La Villa

Programmatico ed eccessivamente metaforico, l’ultimo film di Robert Guédiguian riflette sulla morte degli ideali in un paese, la Francia, cambiato troppo in fretta.

Robert Guédiguian aggiunge un altro tassello a una filmografia da sempre interessata al concetto di comune, alla fine degli ideali rivoluzionari dissolti in un mondo che non si riconosce più.

Ne La Villa utilizza i suoi attori di sempre, li raduna in una baia vicino Marsiglia per intelaiare un amaro racconto di crisi. Che è una crisi familiare in cui si riflette, programmaticamente, la crisi nazionale. È la Francia dei padri e dei figli, della fratellanza di ieri e della chiusura di oggi. Uno scontro generazionale in cui lasciare trasparire, ancora una volta, il tramonto degli idoli e delle utopie.

È proprio questo il punto: ogni figura in Guédiguian, per quanto interessante, si riduce a pura metafora, slittamento in odore di didascalia. Lo stato vegetale in cui precipita il personaggio del padre fa riferimento alla Francia assopita di oggi, che deve risvegliarsi per riscoprire i suoi veri ideali. Deve agire. Così come la figura di una madre che perde la figlia e riscopre gioia e maternità nella cura di tre bambini arabi appena sbarcati con un gommone. Altro ripetuto invito all’azione, all’apertura, alla riscoperta dei valori basilari della nazione. Intanto due anziani preferiscono suicidarsi insieme, mano per mano, come atto di rivolta e ultimo gesto d’amore: la loro terra è ormai irriconoscibile, il loro tempo è finito. Un tramonto terminale, un bigliettino per poi morire felici. Guédiguian, infatti, sa bene che quella Francia non esiste più.

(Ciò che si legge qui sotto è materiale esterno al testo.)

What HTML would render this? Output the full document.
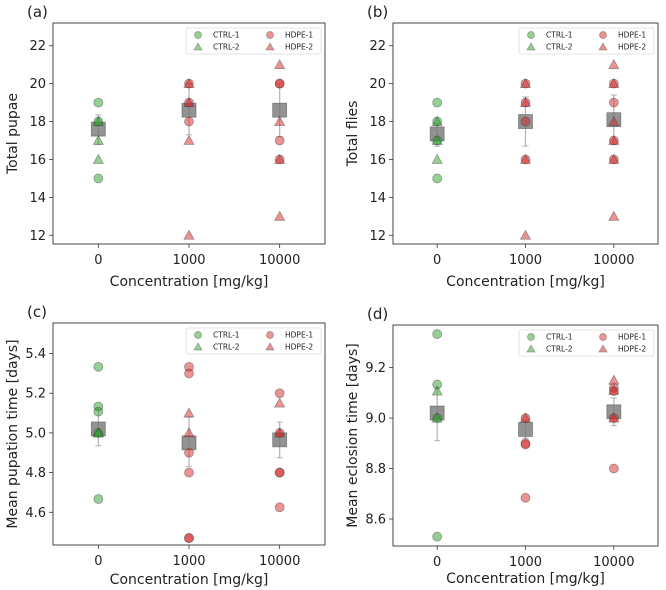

Non si può certo accusarlo di furbizia, perché il suo sguardo è sincero e l’amore che prova per i suoi attori-personaggi è lampante. Eppure c’è qualcosa di troppo stanco e senile in tutta quest’operazione: tutto è scritto, tutto è detto, non c’è mistero, non c’è libertà, non c’è vera vita, al di fuori del testo rigoroso a cui attenersi. Quasi un teatro filmato con cui veicolare messaggi ben precisi. Quest’idea di un cinema imbalsamato, immediatamente significante, finisce per consegnare un pacchetto già pronto allo spettatore. Finisce per farci dimenticare alla fine la straordinaria umanità dei personaggi. Ne risentono il pensiero, l’emozione, la potenza stessa di un paesaggio che pare un eterno, bell’addormentato. Certo, sarebbe cinico non emozionarsi di fronte ad alcune sequenze, come il toccante video che manda in cortocircuito lo spettatore stesso: ci riferiamo alle riprese amatoriali degli attori-protagonisti sulla stessa baia tanti anni prima, quando erano giovani e felici, ai tempi della rivoluzione. Ma al di fuori di questi lampi, il film sembra procedere in maniera davvero meccanica.

Il problema è che risolvere l’amarezza del presente, restituire dignità a un paese e a una famiglia, attraverso l’espediente dei nuovi figli, i migranti, risulta in fondo alquanto forzato. Perché è proprio qui che il film perde qualcosa: diventa in tutto e per tutto un oggetto filmico chiuso, manovrato, strutturalmente artefatto. E, solo una volta, davvero di cattivo gusto: ci riferiamo al flashback della morte della bambina, pleonastico e in fondo inutile ai fini drammaturgici. Il resto si accende e si spegne, lasciando solo un vago ricordo e l’idea di aver assistito a un film dove qualsiasi interazione, qualsiasi lavoro spettatoriale, viene completamente (e consapevolmente) negato.